WRITTEN REQUEST
The listing below begins with the first line you should copy; stop after the line containing "16, 18, 20];", and drop every picture.

AVAILABLE DATA start

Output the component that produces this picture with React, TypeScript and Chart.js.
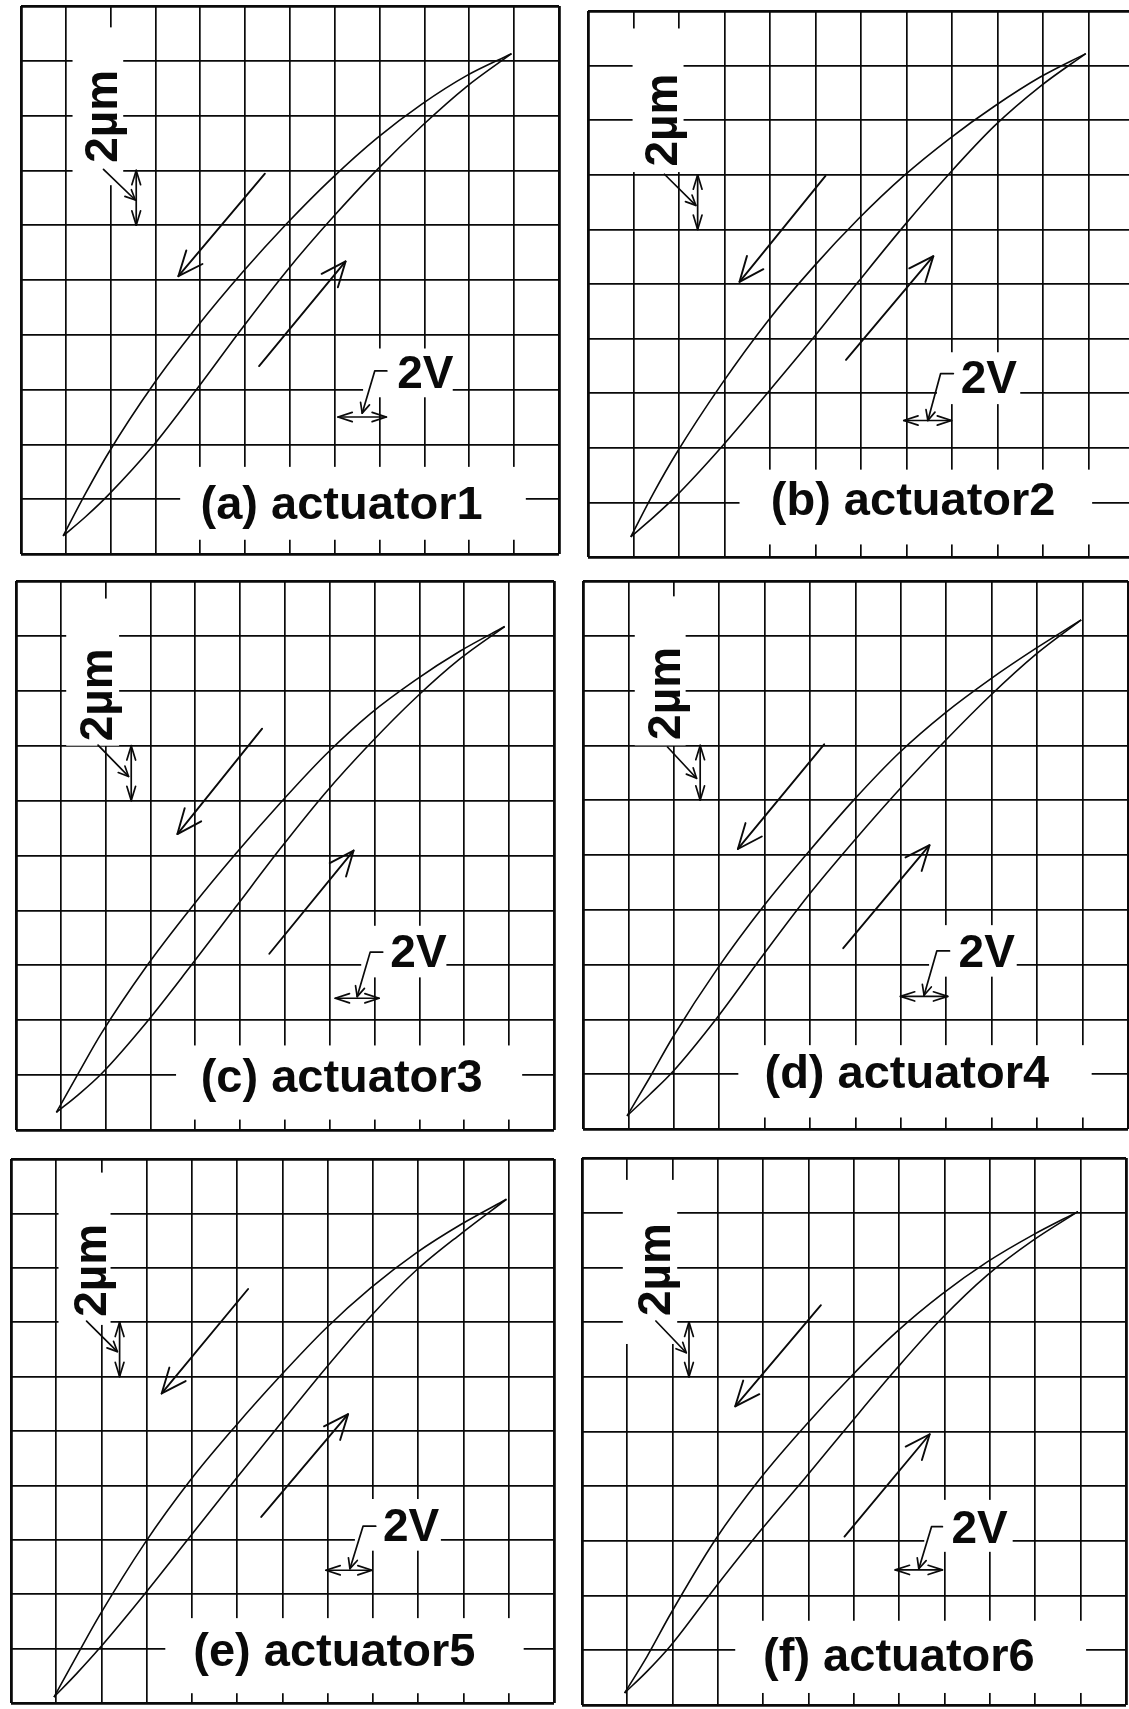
import React, { useEffect, useRef } from "react";
import { Chart, registerables } from "chart.js";

Chart.register(...registerables);

// Drive voltage samples (V), shared by every trace
const driveVoltage = [0, 1, 2, 4, 6, 8, 10, 12, 14, 16, 18, 20];

// Displacement (µm) on the rising sweep and on the falling sweep, per actuator
const act1Rise = [0, 0.7, 1.48, 3.28, 5.4, 7.6, 9.7, 11.6, 13.36, 14.96, 16.4, 17.6];
const act1Fall = [0, 1.55, 3.0, 5.5, 7.66, 9.62, 11.42, 13.06, 14.52, 15.76, 16.8, 17.6];
const act2Rise = [0, 0.72, 1.5, 3.3, 5.26, 7.26, 9.34, 11.38, 13.3, 15.06, 16.5, 17.7];
const act2Fall = [0, 1.6, 3.05, 5.6, 7.88, 9.86, 11.64, 13.22, 14.58, 15.78, 16.84, 17.7];
const act3Rise = [0, 0.66, 1.4, 3.26, 5.34, 7.48, 9.62, 11.64, 13.44, 15.08, 16.52, 17.7];
const act3Fall = [0, 1.45, 2.87, 5.3, 7.44, 9.42, 11.28, 13.02, 14.52, 15.74, 16.8, 17.7];
const act4Rise = [0, 0.78, 1.6, 3.62, 5.88, 8.06, 10.04, 11.92, 13.68, 15.34, 16.84, 18.1];
const act4Fall = [0, 1.4, 2.85, 5.4, 7.64, 9.64, 11.54, 13.26, 14.7, 15.94, 17.06, 18.1];
const act5Rise = [0, 0.86, 1.78, 3.78, 5.88, 7.98, 10.04, 12.08, 14.0, 15.68, 17.04, 18.3];
const act5Fall = [0, 1.5, 2.98, 5.64, 7.94, 9.94, 11.8, 13.54, 15.04, 16.32, 17.38, 18.3];
const act6Rise = [0, 0.8, 1.7, 3.86, 5.94, 7.9, 9.9, 11.86, 13.7, 15.28, 16.54, 17.6];
const act6Fall = [0, 1.35, 2.85, 5.6, 7.86, 9.8, 11.58, 13.2, 14.58, 15.76, 16.74, 17.6];

const panelTitles = [
  "(a) actuator1",
  "(b) actuator2",
  "(c) actuator3",
  "(d) actuator4",
  "(e) actuator5",
  "(f) actuator6",
];
const voltScaleLabel = "2V";
const micronScaleLabel = "2µm";

// Screen graticule: 12 x 10 divisions, 2 V and 2 µm per division
const VOLTS_PER_DIV = 2;
const MICRONS_PER_DIV = 2;
const X_DIVS = 12;
const Y_DIVS = 10;

const INK = "#0a0a0a";
const FONT = '"Liberation Sans", Arial, Helvetica, sans-serif';
const PAD = 3;

type Pt = [number, number];
type Rect = [number, number, number, number]; // x1, x2, y1, y2 in divisions

interface PanelLayout {
  frame: [number, number, number, number]; // left, top, right, bottom (px)
  origin: Pt; // graticule position of 0 V / 0 µm
  umBox: Rect;
  umText: Pt; // baseline x, start y
  umLeader: Pt[];
  umArrow: [number, number, number]; // x, y1, y2
  vBox: Rect;
  vText: Pt;
  vLeader: Pt[];
  vArrow: [number, number, number]; // y, x1, x2
  fallArrow: [Pt, Pt];
  riseArrow: [Pt, Pt];
  titleBox: Rect;
  titleAt: Pt; // centre x, baseline y
}

const layouts: PanelLayout[] = [
  {
    frame: [20.5, 6, 559, 554],
    origin: [0.94, 0.33],
    umBox: [1.15, 2.28, 6.73, 9.61],
    umText: [2.15, 7.14],
    umLeader: [[1.84, 7.02], [2.55, 6.46]],
    umArrow: [2.57, 6.0, 7.0],
    vBox: [7.63, 9.63, 2.86, 3.75],
    vText: [8.39, 3.03],
    vLeader: [[8.16, 3.34], [7.89, 3.34], [7.61, 2.57]],
    vArrow: [2.5, 7.07, 8.15],
    fallArrow: [[5.44, 6.94], [3.51, 5.07]],
    riseArrow: [[5.31, 3.43], [7.24, 5.34]],
    titleBox: [3.55, 11.26, 0.26, 1.59],
    titleAt: [7.15, 0.64],
  },
  {
    frame: [588, 11, 1134, 557],
    origin: [0.94, 0.37],
    umBox: [0.98, 2.1, 7.05, 9.68],
    umText: [1.96, 7.15],
    umLeader: [[1.68, 7.01], [2.37, 6.44]],
    umArrow: [2.41, 6.0, 7.0],
    vBox: [7.67, 9.5, 2.8, 3.75],
    vText: [8.19, 3.0],
    vLeader: [[8.03, 3.36], [7.75, 3.36], [7.47, 2.5]],
    vArrow: [2.5, 6.94, 7.99],
    fallArrow: [[5.22, 6.98], [3.33, 5.04]],
    riseArrow: [[5.67, 3.61], [7.59, 5.51]],
    titleBox: [3.33, 11.08, 0.23, 1.6],
    titleAt: [7.145, 0.77],
  },
  {
    frame: [16, 581, 554, 1130],
    origin: [0.9, 0.32],
    umBox: [1.12, 2.3, 7.0, 9.68],
    umText: [2.14, 7.08],
    umLeader: [[1.83, 7.01], [2.51, 6.44]],
    umArrow: [2.57, 6.0, 7.0],
    vBox: [7.7, 9.6, 2.78, 3.72],
    vText: [8.35, 2.96],
    vLeader: [[8.18, 3.24], [7.9, 3.24], [7.61, 2.43]],
    vArrow: [2.4, 7.12, 8.1],
    fallArrow: [[5.49, 7.31], [3.6, 5.39]],
    riseArrow: [[5.65, 3.21], [7.53, 5.09]],
    titleBox: [3.57, 11.29, 0.19, 1.54],
    titleAt: [7.265, 0.7],
  },
  {
    frame: [583, 581, 1128, 1129],
    origin: [0.97, 0.24],
    umBox: [1.14, 2.26, 7.0, 9.72],
    umText: [2.14, 7.1],
    umLeader: [[1.86, 6.97], [2.5, 6.4]],
    umArrow: [2.58, 6.0, 7.0],
    vBox: [7.62, 9.55, 2.78, 3.72],
    vText: [8.27, 2.95],
    vLeader: [[8.07, 3.25], [7.79, 3.25], [7.51, 2.44]],
    vArrow: [2.42, 6.99, 8.03],
    fallArrow: [[5.31, 7.02], [3.41, 5.11]],
    riseArrow: [[5.73, 3.3], [7.63, 5.18]],
    titleBox: [3.42, 11.2, 0.21, 1.53],
    titleAt: [7.13, 0.75],
  },
  {
    frame: [11, 1159, 554, 1703],
    origin: [0.95, 0.11],
    umBox: [1.05, 2.2, 6.95, 9.75],
    umText: [2.1, 7.1],
    umLeader: [[1.67, 7.02], [2.35, 6.46]],
    umArrow: [2.4, 6.0, 7.0],
    vBox: [7.6, 9.5, 2.8, 3.75],
    vText: [8.22, 2.98],
    vLeader: [[8.06, 3.25], [7.78, 3.25], [7.49, 2.47]],
    vArrow: [2.44, 6.96, 7.98],
    fallArrow: [[5.24, 7.61], [3.33, 5.69]],
    riseArrow: [[5.53, 3.42], [7.45, 5.31]],
    titleBox: [3.41, 11.33, 0.18, 1.56],
    titleAt: [7.145, 0.68],
  },
  {
    frame: [582, 1158, 1126, 1705],
    origin: [0.94, 0.22],
    umBox: [0.9, 2.1, 6.6, 9.6],
    umText: [1.94, 7.11],
    umLeader: [[1.63, 7.02], [2.3, 6.44]],
    umArrow: [2.36, 6.0, 7.0],
    vBox: [7.55, 9.5, 2.8, 3.75],
    vText: [8.15, 2.96],
    vLeader: [[7.95, 3.26], [7.71, 3.26], [7.43, 2.49]],
    vArrow: [2.47, 6.91, 7.95],
    fallArrow: [[5.27, 7.31], [3.38, 5.46]],
    riseArrow: [[5.79, 3.08], [7.67, 4.95]],
    titleBox: [3.38, 11.12, 0.22, 1.54],
    titleAt: [6.99, 0.63],
  },
];

const sweeps: [number[], number[]][] = [
  [act1Rise, act1Fall],
  [act2Rise, act2Fall],
  [act3Rise, act3Fall],
  [act4Rise, act4Fall],
  [act5Rise, act5Fall],
  [act6Rise, act6Fall],
];

// Graticule divisions -> canvas pixels, through the chart's own scales
function graticule(chart: any) {
  const xs = chart.scales.x;
  const ys = chart.scales.y;
  return {
    X: (d: number) => xs.getPixelForValue(xs.min + d * VOLTS_PER_DIV),
    Y: (d: number) => ys.getPixelForValue(ys.min + d * MICRONS_PER_DIV),
  };
}

function head(ctx: CanvasRenderingContext2D, tip: Pt, from: Pt, len: number, half: number) {
  const ang = Math.atan2(from[1] - tip[1], from[0] - tip[0]);
  ctx.beginPath();
  ctx.moveTo(tip[0] + len * Math.cos(ang + half), tip[1] + len * Math.sin(ang + half));
  ctx.lineTo(tip[0], tip[1]);
  ctx.lineTo(tip[0] + len * Math.cos(ang - half), tip[1] + len * Math.sin(ang - half));
  ctx.stroke();
}

function polyline(ctx: CanvasRenderingContext2D, pts: Pt[]) {
  ctx.beginPath();
  pts.forEach((p, i) => (i === 0 ? ctx.moveTo(p[0], p[1]) : ctx.lineTo(p[0], p[1])));
  ctx.stroke();
}

const deg = Math.PI / 180;

function scopeMarks(layout: PanelLayout, title: string) {
  return {
    id: "scopeMarks",
    beforeDatasetsDraw(chart: any) {
      const { X, Y } = graticule(chart);
      const ctx: CanvasRenderingContext2D = chart.ctx;
      ctx.save();
      ctx.fillStyle = "#ffffff";
      for (const b of [layout.umBox, layout.vBox, layout.titleBox]) {
        const x1 = X(b[0]);
        const x2 = X(b[1]);
        const yTop = Y(b[3]);
        const yBot = Y(b[2]);
        ctx.fillRect(x1, yTop, x2 - x1, yBot - yTop);
      }
      ctx.restore();
    },
    afterDatasetsDraw(chart: any) {
      const { X, Y } = graticule(chart);
      const P = (p: Pt): Pt => [X(p[0]), Y(p[1])];
      const ctx: CanvasRenderingContext2D = chart.ctx;
      ctx.save();
      ctx.strokeStyle = INK;
      ctx.fillStyle = INK;
      ctx.lineCap = "round";
      ctx.lineJoin = "round";

      // sweep-direction arrows
      ctx.lineWidth = 1.9;
      for (const [start, tip] of [layout.fallArrow, layout.riseArrow]) {
        const s = P(start);
        const t = P(tip);
        polyline(ctx, [s, t]);
        head(ctx, t, s, 27, 23 * deg);
      }

      // vertical scale bar (one division)
      ctx.lineWidth = 1.7;
      const [ux, uy1, uy2] = layout.umArrow;
      const ua = P([ux, uy1]);
      const ub = P([ux, uy2]);
      polyline(ctx, [ua, ub]);
      head(ctx, ua, ub, 15, 17 * deg);
      head(ctx, ub, ua, 15, 17 * deg);
      const ul = layout.umLeader.map(P);
      polyline(ctx, ul);
      head(ctx, ul[ul.length - 1], ul[ul.length - 2], 11, 25 * deg);

      // horizontal scale bar (one division)
      const [vy, vx1, vx2] = layout.vArrow;
      const va = P([vx1, vy]);
      const vb = P([vx2, vy]);
      polyline(ctx, [va, vb]);
      head(ctx, va, vb, 15, 18 * deg);
      head(ctx, vb, va, 15, 18 * deg);
      const vl = layout.vLeader.map(P);
      polyline(ctx, vl);
      head(ctx, vl[vl.length - 1], vl[vl.length - 2], 11, 25 * deg);

      // texts
      ctx.textBaseline = "alphabetic";
      ctx.font = `bold 46px ${FONT}`;
      ctx.textAlign = "left";
      ctx.fillText(voltScaleLabel, X(layout.vText[0]), Y(layout.vText[1]));

      ctx.save();
      ctx.translate(X(layout.umText[0]), Y(layout.umText[1]));
      ctx.rotate(-Math.PI / 2);
      ctx.fillText(micronScaleLabel, 0, 0);
      ctx.restore();

      ctx.font = `bold 47px ${FONT}`;
      ctx.textAlign = "center";
      ctx.fillText(title, X(layout.titleAt[0]), Y(layout.titleAt[1]));
      ctx.restore();
    },
  };
}

function ScopePanel({ index }: { index: number }) {
  const ref = useRef<HTMLCanvasElement | null>(null);
  const layout = layouts[index];
  const [left, top, right, bottom] = layout.frame;
  const w = Math.round(right) - Math.round(left) + 2 * PAD;
  const h = Math.round(bottom) - Math.round(top) + 2 * PAD;

  useEffect(() => {
    if (!ref.current) return;
    const [rise, fall] = sweeps[index];
    const xMin = -layout.origin[0] * VOLTS_PER_DIV;
    const yMin = -layout.origin[1] * MICRONS_PER_DIV;
    const edgeWidth = (last: number) => (c: any) =>
      c.index === 0 || c.index === last ? 2.8 : 1.7;

    const trace = (values: number[]) => ({
      data: driveVoltage.map((v, i) => ({ x: v, y: values[i] })),
      showLine: true,
      borderColor: INK,
      borderWidth: 1.6,
      pointRadius: 0,
      fill: false,
      cubicInterpolationMode: "monotone" as const,
    });

    const chart = new Chart(ref.current, {
      type: "scatter",
      data: { datasets: [trace(rise), trace(fall)] },
      options: {
        responsive: false,
        maintainAspectRatio: false,
        animation: false,
        events: [],
        layout: { padding: PAD },
        plugins: { legend: { display: false }, tooltip: { enabled: false } },
        scales: {
          x: {
            type: "linear",
            min: xMin,
            max: xMin + X_DIVS * VOLTS_PER_DIV,
            afterBuildTicks: (s: any) => {
              s.ticks = Array.from({ length: X_DIVS + 1 }, (_, i) => ({ value: xMin + i * VOLTS_PER_DIV }));
            },
            ticks: { display: false },
            border: { display: false },
            grid: { color: INK, lineWidth: edgeWidth(X_DIVS), drawTicks: false },
          },
          y: {
            type: "linear",
            min: yMin,
            max: yMin + Y_DIVS * MICRONS_PER_DIV,
            afterBuildTicks: (s: any) => {
              s.ticks = Array.from({ length: Y_DIVS + 1 }, (_, i) => ({ value: yMin + i * MICRONS_PER_DIV }));
            },
            ticks: { display: false },
            border: { display: false },
            grid: { color: INK, lineWidth: edgeWidth(Y_DIVS), drawTicks: false },
          },
        },
      },
      plugins: [scopeMarks(layout, panelTitles[index])],
    } as any);
    return () => chart.destroy();
  }, [index]);

  return (
    <canvas
      ref={ref}
      width={w}
      height={h}
      style={{
        position: "absolute",
        left: Math.round(left) - PAD,
        top: Math.round(top) - PAD,
        width: w,
        height: h,
      }}
    />
  );
}

export default function App() {
  return (
    <div
      style={{
        position: "absolute",
        left: 0,
        top: 0,
        width: 1129,
        height: 1709,
        overflow: "hidden",
        background: "#ffffff",
      }}
    >
      {layouts.map((_, i) => (
        <ScopePanel key={i} index={i} />
      ))}
    </div>
  );
}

AVAILABLE DATA end

ANSWER TO THE EXERCISE
Output the component that produces this picture with React, TypeScript and Chart.js.
import React, { useEffect, useRef } from "react";
import { Chart, registerables } from "chart.js";

Chart.register(...registerables);

// Drive voltage samples (V), shared by every trace
const driveVoltage = [0, 1, 2, 4, 6, 8, 10, 12, 14, 16, 18, 20];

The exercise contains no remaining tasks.